A former director of the Louisiana Governor’s Program on Abstinence committed mail fraud by diverting public funds to bank accounts she controlled, a Baton Rouge federal court jury decided Thursday night.

Gail Ray Dignam, 64, of Diamondhead, Miss., did not respond Friday to a request for comment. Her New Orleans attorney, Joseph N. Marcal III, also did not comment.

U.S. Attorney Donald J. Cazayoux Jr. said in a written statement that Dignam caused the federally funded state program “to disburse approximately $51,000, which (she) directed to bank accounts in Louisiana and Utah that she controlled.”

Cazayoux, who prosecuted the case with Assistant U.S. Attorney Alan A. Stevens, also said: “The evidence … showed (Dignam) had previously defrauded two other not-for-profit and/or charitable organizations out of more than $330,000.”

Jurors heard three days of testimony before returning their verdict Thursday night to U.S. District Judge James J. Brady.

Each of Dignam’s two mail fraud charges carries a possible penalty of 20 years in prison.

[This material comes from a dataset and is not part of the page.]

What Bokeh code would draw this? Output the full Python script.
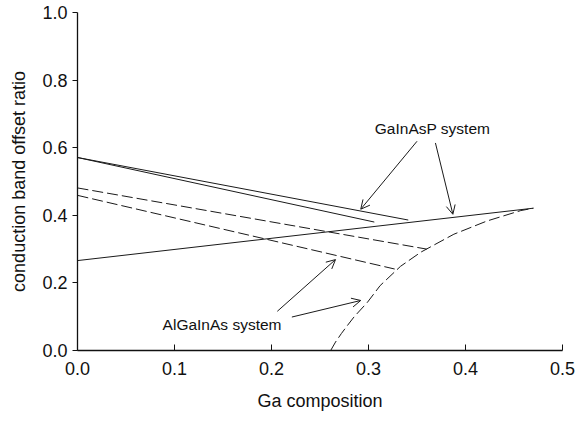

The governor’s program is focused on encouraging young people to abstain from sex until they are married.

Dignam was the program’s project director under Gov. Mike Foster from July 1999 until March 2002.

She was executive director of the program under Gov. Kathleen Blanco from March 2004 through September 2007.

In July 2009, Legislative Auditor Steve J. Theriot issued a report questioning the combined payment of more than $150,000 to several contractors by Dignam under both Foster and Blanco.

Theriot said he could not determine whether work had been performed for $42,925 paid to a son of Dignam.

Dignam also received $95,464 from a program contractor she hired, Theriot added in his 2009 report.

The auditor’s office later participated in the criminal investigation by the FBI and U.S. Department of Health and Human Services’ Office of Inspector General.

David Welker, special agent in charge of the FBI’s New Orleans office, said: “The public continues to speak through our juries and complainants, and they continue to say: ‘We, the citizens of Louisiana, no longer tolerate corruption by our public officials.’ ”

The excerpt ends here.